Politics Shapes Economics

Law & Political Economy

How law structures economic power, markets, and inequality.

"Who benefits from the way law organises the economy?"

Law and Political Economy (LPE) is an interdisciplinary approach that examines how law structures economic power, markets, and inequality—and how economic interests, in turn, shape legal institutions and outcomes. Rather than treating law as neutral or merely technical, LPE views law as a constitutive force in political and economic life.

It argues that markets do not arise naturally; they are created and governed by legal rules—property rights, contracts, corporate law, labour law, tax regimes, and administrative regulation.

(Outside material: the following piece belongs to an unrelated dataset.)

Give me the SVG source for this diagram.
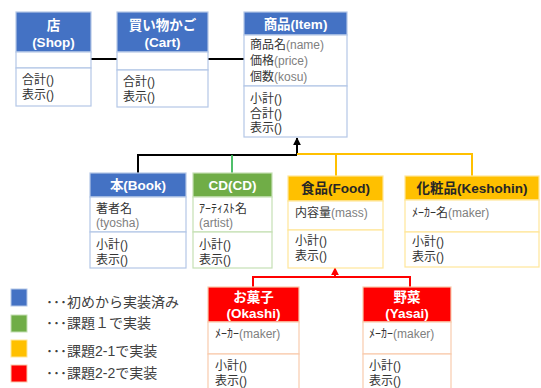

LPE vs. Mainstream Law & Economics

Neoclassical Law & Economics

  • Focus on efficiency
  • Assumes neutral markets
  • Law corrects "market failures"
  • Individual rational actors

Law & Political Economy

  • Focus on power & distribution
  • Markets are legally constructed
  • Law creates market outcomes
  • Class, institutions, and politics

LPE challenges the idea that efficiency is the ultimate legal goal, insisting that democracy, justice, and equality matter just as much.

Curriculum

Key Themes

Power & Inequality

How law concentrates wealth and authority (e.g. corporate dominance, oligarchic capture).

State & Markets

The state is not external to markets—it actively builds and enforces them.

Democracy & Legitimacy

When economic power dominates lawmaking, democratic accountability erodes.

Labour & Capital

Employment law, unions, and precarity are central—not peripheral—issues.

Global Political Economy

Trade law, investment treaties, and financial regulation reproduce global hierarchies.

Relevance for Indonesia

From an Indonesian political-economy perspective, LPE helps analyse:

  • Criminalisation vs. selective enforcement of law
  • Regulatory capture by large conglomerates
  • Natural resource governance and extractivism
  • Labour precarity and informalisation
  • State-owned enterprises and oligarchic power

LPE provides a framework to question why laws often appear neutral, yet consistently favour the same economic actors.